I assume Zen 6 won't support these, so we are looking Zen 7 at the earliest, which is 2028 earliest.
In the meantime x86 don't have much in the roadmap that compete well with ARM vendor's offering. And that was before Nvidia decided to join the fight.
This all went over my head, but does anyone know either how much faster this will make things (4x faster than AVX512 at 2048-bit??), and if unified memory plus a basic GPU will render this dead in the water?
Sounds interesting, I wonder if any of it will be available on consumer hardware. Making CUDA work across the stack seems to be the key thing that helped NVIDIA become the main purveyor of GPUs for AI. Apple seems to be doing well by the same approach.
Last time I looked, anything remotely useful here was only on the Xeon chips, which means there'll be very few open source and even fewer non-corporate folks doing anything interesting with it.
AMD seems to be better at that, maybe there's hope.
With 8kb of registers for just this one feature, what does a modern process-control-block look like?
Great article.
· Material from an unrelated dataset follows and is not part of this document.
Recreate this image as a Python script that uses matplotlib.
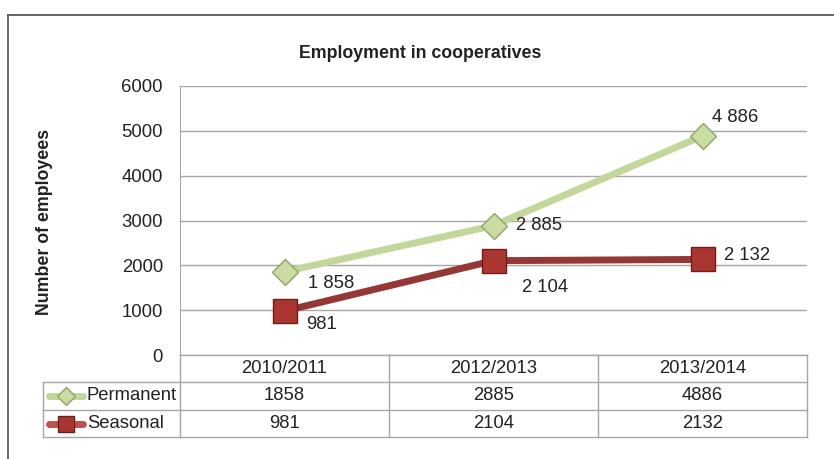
import matplotlib
matplotlib.use("Agg")
import matplotlib.pyplot as plt
from matplotlib.lines import Line2D
import matplotlib.transforms as mtransforms

plt.rcParams['font.family'] = ['Liberation Sans', 'DejaVu Sans']

categories = ["2010/2011", "2012/2013", "2013/2014"]
permanent = [1858, 2885, 4886]
seasonal = [981, 2104, 2132]
perm_labels = ["1 858", "2 885", "4 886"]
seas_labels = ["981", "2 104", "2 132"]
yticks = [0, 1000, 2000, 3000, 4000, 5000, 6000]

W, H = 834, 459
FS = 13.3
fig = plt.figure(figsize=(W / 100, H / 100), dpi=100)

def px(x0, y0, x1, y1):
    return [x0 / W, 1 - y1 / H, (x1 - x0) / W, (y1 - y0) / H]

ax = fig.add_axes(px(180, 86, 807, 355))
x = list(range(len(categories)))
ax.set_xlim(-0.5, len(categories) - 0.5)
ax.set_ylim(0, 6000)
ax.set_yticks(yticks)
ax.set_yticklabels([str(v) for v in yticks], fontsize=FS, color='#222222')
ax.tick_params(axis='y', length=0, pad=12.3)
ax.set_xticks([])
for s in ['top', 'right', 'bottom']:
    ax.spines[s].set_visible(False)
ax.spines['left'].set_color('#a6a6a6')
ax.grid(axis='y', color='#a6a6a6', linewidth=1.0)
ax.set_axisbelow(True)

green = '#c3d69b'
red = '#953735'
ax.plot(x, permanent, color=green, linewidth=5, marker='D', markersize=13.5,
        markerfacecolor='#c9dca3', markeredgecolor='#8fa36a', markeredgewidth=1.0,
        zorder=3, solid_capstyle='round')
ax.plot(x, seasonal, color=red, linewidth=5, marker='s', markersize=17.5,
        markerfacecolor='#a93631', markeredgecolor='#6e1d1b', markeredgewidth=1.0,
        zorder=3)

perm_off = [(23, -12), (22, 0), (10, 18)]
seas_off = [(22, -13), (28, -27), (22, 4)]
for i in x:
    ax.annotate(perm_labels[i], (i, permanent[i]), xytext=perm_off[i],
                textcoords='offset pixels', ha='left', va='center', fontsize=FS,
                color='#222222')
    ax.annotate(seas_labels[i], (i, seasonal[i]), xytext=seas_off[i],
                textcoords='offset pixels', ha='left', va='center', fontsize=FS,
                color='#222222')

# Data table below the axes
ax_h = 355 - 86
def ay(ypix):
    return (355 - ypix) / ax_h

blend = mtransforms.blended_transform_factory(ax.transData, ax.transAxes)
figpx_x = mtransforms.blended_transform_factory(fig.transFigure, ax.transAxes)
lc = '#a6a6a6'
rows_y = [355, 382, 410, 437]
xl, xr = -0.5, len(categories) - 0.5
for yy in rows_y:
    ax.add_line(Line2D([xl, xr], [ay(yy), ay(yy)], transform=blend, color=lc,
                       linewidth=1.0, clip_on=False))
for yy in rows_y[1:]:
    ax.add_line(Line2D([43 / W, 180 / W], [ay(yy), ay(yy)], transform=figpx_x,
                       color=lc, linewidth=1.0, clip_on=False))
ax.add_line(Line2D([43 / W, 43 / W], [ay(382), ay(437)], transform=figpx_x,
                   color=lc, linewidth=1.0, clip_on=False))
for b in [xl + k for k in range(len(categories) + 1)]:
    ax.add_line(Line2D([b, b], [ay(355), ay(437)], transform=blend, color=lc,
                       linewidth=1.0, clip_on=False))

for i, c in enumerate(categories):
    ax.text(i, ay(368.5), c, transform=blend, ha='center', va='center',
            fontsize=FS, color='#222222')
    ax.text(i, ay(396), str(permanent[i]), transform=blend, ha='center',
            va='center', fontsize=FS, color='#222222')
    ax.text(i, ay(423.5), str(seasonal[i]), transform=blend, ha='center',
            va='center', fontsize=FS, color='#222222')

for yy, col, mk, ms, fc, ec, name in [
        (396, green, 'D', 9, '#c9dca3', '#8fa36a', 'Permanent'),
        (423.5, '#c0504d', 's', 12, '#a93631', '#6e1d1b', 'Seasonal')]:
    ax.add_line(Line2D([49 / W, 83 / W], [ay(yy), ay(yy)], transform=figpx_x,
                       color=col, linewidth=5, solid_capstyle='round',
                       clip_on=False))
    ax.add_line(Line2D([66 / W], [ay(yy)], transform=figpx_x, marker=mk,
                       markersize=ms, markerfacecolor=fc, markeredgecolor=ec,
                       linestyle='none', clip_on=False))
    ax.text(87 / W, ay(yy), name, transform=figpx_x, ha='left', va='center',
            fontsize=FS, color='#222222')

fig.text(420 / W, 1 - 53 / H, "Employment in cooperatives", ha='center',
         va='center', fontsize=12.8, fontweight='bold', color='#222222')
fig.text(45 / W, 1 - 222 / H, "Number of employees", ha='center', va='center',
         rotation=90, fontsize=12.8, fontweight='bold', color='#222222')

fig.add_artist(Line2D([8 / W, 1], [1 - 15 / H, 1 - 15 / H], color='#5a5a5a',
                      linewidth=1.3))
fig.add_artist(Line2D([8 / W, 8 / W], [0, 1 - 15 / H], color='#5a5a5a',
                      linewidth=1.3))

fig.savefig("out.png", dpi=100)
What does the (organizational) process look like to convert one of these specs to a processor product, does it go through a committee like the C++ standards?
Could the registers potentially be used to store encryption keys?
Questionable acronym choice; immediately made me think of arbitrary code execution (which, you know, I would hope any processor would be capable of)
Will the workloads exist? As in not going straight to something at least as dedicated as the Strix Halo CPU/GPU combo (with air quotes around the G)? Or the Apple max? Somehow I don't picture this as an attempt to make a full AI rig that just happens to be x86 in the housekeeping parts but just something that will make CPU inference a little less bad. In that case it would at best be a hedge against some low requirements use case becoming more important than expected, yet another unused spec sheet checkbox engineering marvel otherwise.